SOLONDZ: For me, art is an expression of desire in some form. Without that desire, that motor, there’s just no fuel, there’s no point. And I think you’ll agree with me, when you do create whatever it is that you do create, you want to please yourself. But you also want to communicate your experience to others. Otherwise, it becomes such an insular experience, something that has no value to others. So on some level, there’s the drive that inspires you to do what you do. But then, when you step back, analytic or intellectual aspects of your mind have to assess how this communicates, if it communicates, what it communicates, and make adjustments as needed.

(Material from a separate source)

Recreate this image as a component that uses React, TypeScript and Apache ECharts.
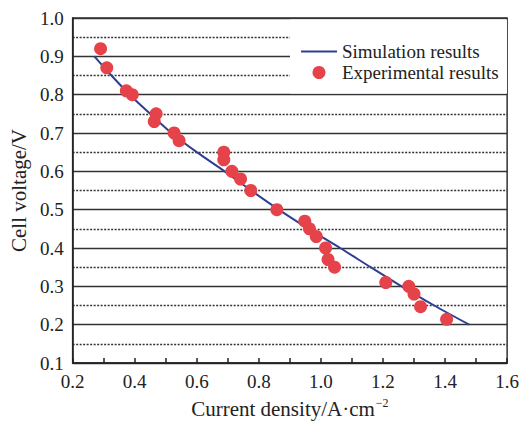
import React, { useEffect, useRef } from "react";
import * as echarts from "echarts";

const simX = [0.27, 0.325, 0.384, 0.45, 0.518, 0.6, 0.69, 0.775, 0.864, 0.96, 1.062, 1.16, 1.26, 1.365, 1.478];
const simY = [0.9, 0.85, 0.8, 0.75, 0.7, 0.65, 0.6, 0.55, 0.5, 0.45, 0.4, 0.35, 0.3, 0.25, 0.2];

const expX = [0.29, 0.31, 0.373, 0.392, 0.463, 0.469, 0.527, 0.543, 0.687, 0.687, 0.713, 0.741, 0.774, 0.858, 0.948, 0.963, 0.985, 1.015, 1.023, 1.044, 1.209, 1.283, 1.3, 1.321, 1.405];
const expY = [0.92, 0.87, 0.81, 0.8, 0.73, 0.75, 0.7, 0.68, 0.65, 0.63, 0.6, 0.58, 0.55, 0.5, 0.47, 0.45, 0.43, 0.4, 0.37, 0.35, 0.31, 0.3, 0.28, 0.247, 0.214];

const FONT = "'Liberation Serif', 'Times New Roman', serif";

export default function App() {
  const ref = useRef<HTMLDivElement>(null);
  useEffect(() => {
    if (!ref.current) return;
    const chart = echarts.init(ref.current, null, { renderer: "svg" });
    chart.setOption({
      animation: false,
      backgroundColor: "#fff",
      grid: {
        left: 71,
        top: 18,
        right: 14,
        bottom: 59,
        show: true,
        borderColor: "#333",
        borderWidth: 1.5,
        backgroundColor: "transparent",
      },
      graphic: [
        {
          type: "rect",
          left: 290,
          top: 19.5,
          z: 1,
          shape: { width: 217, height: 74 },
          style: { fill: "#fff" },
        },
      ],
      legend: {
        orient: "vertical",
        left: 296,
        top: 37,
        itemWidth: 36,
        itemHeight: 13,
        itemGap: 2,
        z: 5,
        textStyle: { fontFamily: FONT, fontSize: 19, color: "#222" },
        data: [
          { name: "Simulation results", icon: "path://M0,0 H36 V2 H0 Z" },
          { name: "Experimental results", icon: "circle" },
        ],
      },
      xAxis: {
        type: "value",
        min: 0.2,
        max: 1.6,
        interval: 0.2,
        name: "Current density/A·cm{sup|−2}",
        nameLocation: "middle",
        nameGap: 34,
        nameTextStyle: {
          fontFamily: FONT,
          fontSize: 21,
          color: "#222",
          rich: { sup: { fontFamily: FONT, fontSize: 12, color: "#222", verticalAlign: "top", padding: [0, 0, 11, 1] } },
        },
        axisLine: { show: true, lineStyle: { color: "#222", width: 1.5 } },
        axisTick: { show: true, inside: true, length: 5, lineStyle: { color: "#222", width: 1.5 } },
        minorTick: { show: true, splitNumber: 2, length: 5, lineStyle: { color: "#222", width: 1.5 } },
        splitLine: { show: false },
        axisLabel: {
          fontFamily: FONT,
          fontSize: 19,
          color: "#222",
          margin: 9,
          formatter: (v: number) => v.toFixed(1),
        },
      },
      yAxis: {
        type: "value",
        min: 0.1,
        max: 1.0,
        interval: 0.1,
        name: "Cell voltage/V",
        nameLocation: "middle",
        nameGap: 40,
        nameTextStyle: { fontFamily: FONT, fontSize: 21, color: "#222" },
        axisLine: { show: true, lineStyle: { color: "#222", width: 1.5 } },
        axisTick: { show: false },
        minorTick: { show: false, splitNumber: 2 },
        splitLine: { show: true, lineStyle: { color: "#333", width: 1.3 } },
        minorSplitLine: { show: true, lineStyle: { color: "#333", width: 1.3, type: [2, 1.5] } },
        axisLabel: {
          fontFamily: FONT,
          fontSize: 19,
          color: "#222",
          margin: 9,
          formatter: (v: number) => v.toFixed(1),
        },
      },
      series: [
        {
          name: "Simulation results",
          type: "line",
          smooth: 0.3,
          symbol: "none",
          z: 3,
          lineStyle: { color: "#2e3f91", width: 2 },
          itemStyle: { color: "#2e3f91" },
          data: simX.map((x, i) => [x, simY[i]]),
        },
        {
          name: "Experimental results",
          type: "scatter",
          symbolSize: 13,
          z: 4,
          itemStyle: { color: "#e5424a", opacity: 1 },
          data: expX.map((x, i) => [x, expY[i]]),
        },
      ],
    });
    return () => chart.dispose();
  }, []);
  return <div ref={ref} style={{ width: 522, height: 424, position: "absolute", left: 0, top: 0 }} />;
}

If you’ve got a subject that’s very troubling to people, or shocking in a cliche sense, you have to figure out how to present this so that it’s not just shocking.
SERRANO: I think for you, as a filmmaker, it’s much more difficult because a film is not just one image. It’s many images where you have to engage the audience for a long time. I’ve always done work that anybody can understand. It’s not art about art. It’s not art that needs text on the wall. You don’t need an arts writer to explain it to you. My best audience is often people who don’t usually go to galleries or exhibitions. They’re the ones who understand my work the best because it’s a visceral, emotional connection, as I intend it to be. They’re not overly intellectualizing it in any way. I’ve always said, “I do work about basic things: life, death, race, sex, things anybody can relate to.”

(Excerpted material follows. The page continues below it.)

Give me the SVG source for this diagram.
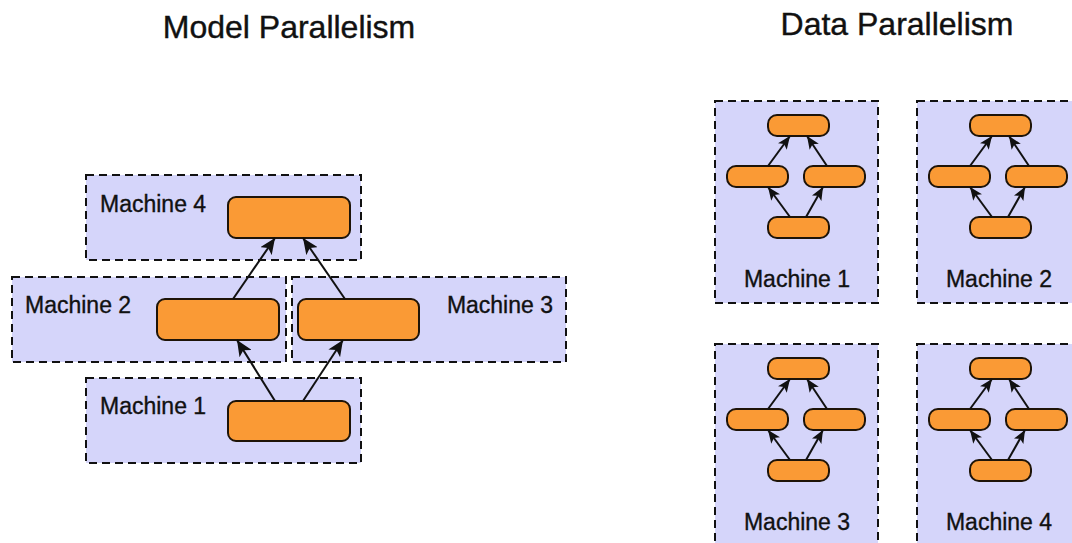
<svg xmlns="http://www.w3.org/2000/svg" width="1072" height="543" viewBox="0 0 1072 543">
<defs>
<style>
.title{font-family:"Liberation Sans",Arial,sans-serif;font-size:32px;fill:#111;stroke:#111;stroke-width:0.4;}
.lbl{font-family:"Liberation Sans",Arial,sans-serif;font-size:23px;fill:#111;stroke:#111;stroke-width:0.35;}
.box{fill:#d5d5fa;stroke:#111;stroke-width:2;stroke-dasharray:8,5;}
.node{fill:#fa9a35;stroke:#1e1408;stroke-width:2;}
.big{stroke:#111;stroke-width:2;fill:none;marker-end:url(#ahBig);}
.small{stroke:#111;stroke-width:2;fill:none;marker-end:url(#ahSmall);}
</style>
<marker id="ahBig" viewBox="0 0 16 14" refX="16" refY="7" markerWidth="16" markerHeight="14" markerUnits="userSpaceOnUse" orient="auto">
<path d="M0,0 L16,7 L0,14 L4,7 z" fill="#111"/>
</marker>
<marker id="ahSmall" viewBox="0 0 13 11" refX="13" refY="5.5" markerWidth="13" markerHeight="11" markerUnits="userSpaceOnUse" orient="auto">
<path d="M0,0 L13,5.5 L0,11 L3,5.5 z" fill="#111"/>
</marker>
</defs>
<rect width="1072" height="543" fill="#ffffff"/>
<text class="title" x="289" y="38" text-anchor="middle">Model Parallelism</text>
<text class="title" x="897" y="35" text-anchor="middle">Data Parallelism</text>

<g id="mp-machine4">
<rect class="box" x="86" y="175" width="275" height="85"/>
<text class="lbl" x="100" y="212">Machine 4</text>
<rect class="node" x="228" y="197" width="122" height="41" rx="8"/>
</g>
<g id="mp-machine2">
<rect class="box" x="12" y="277" width="274" height="85"/>
<text class="lbl" x="25" y="313">Machine 2</text>
<rect class="node" x="157" y="299" width="122" height="41" rx="8"/>
</g>
<g id="mp-machine3">
<rect class="box" x="292" y="277" width="274" height="85"/>
<text class="lbl" x="553" y="313" text-anchor="end">Machine 3</text>
<rect class="node" x="298" y="299" width="121" height="41" rx="8"/>
</g>
<g id="mp-machine1">
<rect class="box" x="86" y="378" width="275" height="85"/>
<text class="lbl" x="100" y="414">Machine 1</text>
<rect class="node" x="228" y="401" width="122" height="40" rx="8"/>
</g>

<g id="dp-machine1" transform="translate(715,101)">
<rect class="box" x="0" y="0" width="163" height="202"/>
<rect class="node" x="53" y="14" width="61" height="21" rx="9"/>
<rect class="node" x="12" y="65" width="61" height="21" rx="9"/>
<rect class="node" x="89" y="65" width="61" height="21" rx="9"/>
<rect class="node" x="53" y="116" width="61" height="21" rx="9"/>
<text class="lbl" x="82" y="186" text-anchor="middle">Machine 1</text>
</g>
<g id="dp-machine2" transform="translate(917,101)">
<rect class="box" x="0" y="0" width="163" height="202"/>
<rect class="node" x="53" y="14" width="61" height="21" rx="9"/>
<rect class="node" x="12" y="65" width="61" height="21" rx="9"/>
<rect class="node" x="89" y="65" width="61" height="21" rx="9"/>
<rect class="node" x="53" y="116" width="61" height="21" rx="9"/>
<text class="lbl" x="82" y="186" text-anchor="middle">Machine 2</text>
</g>
<g id="dp-machine3" transform="translate(715,344)">
<rect class="box" x="0" y="0" width="163" height="202"/>
<rect class="node" x="53" y="14" width="61" height="21" rx="9"/>
<rect class="node" x="12" y="65" width="61" height="21" rx="9"/>
<rect class="node" x="89" y="65" width="61" height="21" rx="9"/>
<rect class="node" x="53" y="116" width="61" height="21" rx="9"/>
<text class="lbl" x="82" y="186" text-anchor="middle">Machine 3</text>
</g>
<g id="dp-machine4" transform="translate(917,344)">
<rect class="box" x="0" y="0" width="163" height="202"/>
<rect class="node" x="53" y="14" width="61" height="21" rx="9"/>
<rect class="node" x="12" y="65" width="61" height="21" rx="9"/>
<rect class="node" x="89" y="65" width="61" height="21" rx="9"/>
<rect class="node" x="53" y="116" width="61" height="21" rx="9"/>
<text class="lbl" x="82" y="186" text-anchor="middle">Machine 4</text>
</g>

<g id="connectors">
<line class="big" x1="275" y1="401" x2="237" y2="340"/>
<line class="big" x1="303" y1="401" x2="343" y2="340"/>
<line class="big" x1="233" y1="299" x2="275" y2="238"/>
<line class="big" x1="345" y1="299" x2="303" y2="238"/>

<line class="small" x1="768" y1="166" x2="790" y2="136"/>
<line class="small" x1="827" y1="166" x2="807" y2="136"/>
<line class="small" x1="790" y1="217" x2="768" y2="187"/>
<line class="small" x1="806" y1="217" x2="823" y2="187"/>

<line class="small" x1="970" y1="166" x2="992" y2="136"/>
<line class="small" x1="1029" y1="166" x2="1009" y2="136"/>
<line class="small" x1="992" y1="217" x2="970" y2="187"/>
<line class="small" x1="1008" y1="217" x2="1025" y2="187"/>

<line class="small" x1="768" y1="409" x2="790" y2="379"/>
<line class="small" x1="827" y1="409" x2="807" y2="379"/>
<line class="small" x1="790" y1="460" x2="768" y2="430"/>
<line class="small" x1="806" y1="460" x2="823" y2="430"/>

<line class="small" x1="970" y1="409" x2="992" y2="379"/>
<line class="small" x1="1029" y1="409" x2="1009" y2="379"/>
<line class="small" x1="992" y1="460" x2="970" y2="430"/>
<line class="small" x1="1008" y1="460" x2="1025" y2="430"/>
</g>
</svg>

SOLONDZ: Well, your audience, in some sense, is the opposite of my audience. You have this sort of elite, high-end, hyper-educated, critical group of people who determine meaning and value about your work. And then people come in and they look and have a very different experience from the language of the art world, so to speak. I make a movie, and I am working in a populist kind of medium where I have to bring in all types of people to fill seats, and they have to sit there for two hours. So the demands are different. On the one hand, you are freed from the worry of the marketplace the way I have to worry in order to survive as a filmmaker. But on the other hand, your work is somewhat more captured or constrained by what the powers above at these magazines have to say and what your stock value is, so to speak.
SERRANO: I’ve been fortunate that I’ve worked with great galleries, but I haven’t had a New York gallery since leaving Paula Cooper Gallery in 2008. I worked with Yvon Lambert in France, Nathalie Obadia in France and in Brussels, Baldwin Gallery in Aspen. But as a New York artist without a New York gallery, it’s hurt me a lot. I feel like I’m known in America, but I’m known as a controversial artist. I’m known, but I’m not shown.
SOLONDZ: So that’s a bit frustrating for you that you feel you don’t have a bigger showcase?
SERRANO: Bigger showcase, but also I’d make a lot more money if I sold in America and not just Europe.
SOLONDZ: Not that money is the issue here.
SERRANO: It’s not the issue, but it helps. You know what I feel good about? A lot of times when my wife Irina and I are sitting outside for coffee at Blue Bottle, that’s when people come up to me and they say, “I love your work.” They could be a student, but sometimes they’re lawyers or doctors. Recently, I had a man come up to me and he said, “I saw your show in Paris at the Maillot Museum.” And I said to him, “Are you an artist?” And he said, “No, I just like good things.”
SOLONDZ: That’s very beautiful, to experience that. It’s very gratifying, because it comes from a very sincere moment. I mean, it takes a certain kind of courage just to go up to someone you don’t know, particularly one that maybe you admired, and say something.
SERRANO: I know I’ve done it, and I feel like shit because they treat you like shit. That’s why I’m nice to people.
SOLONDZ: I’ve never known you to be any other way.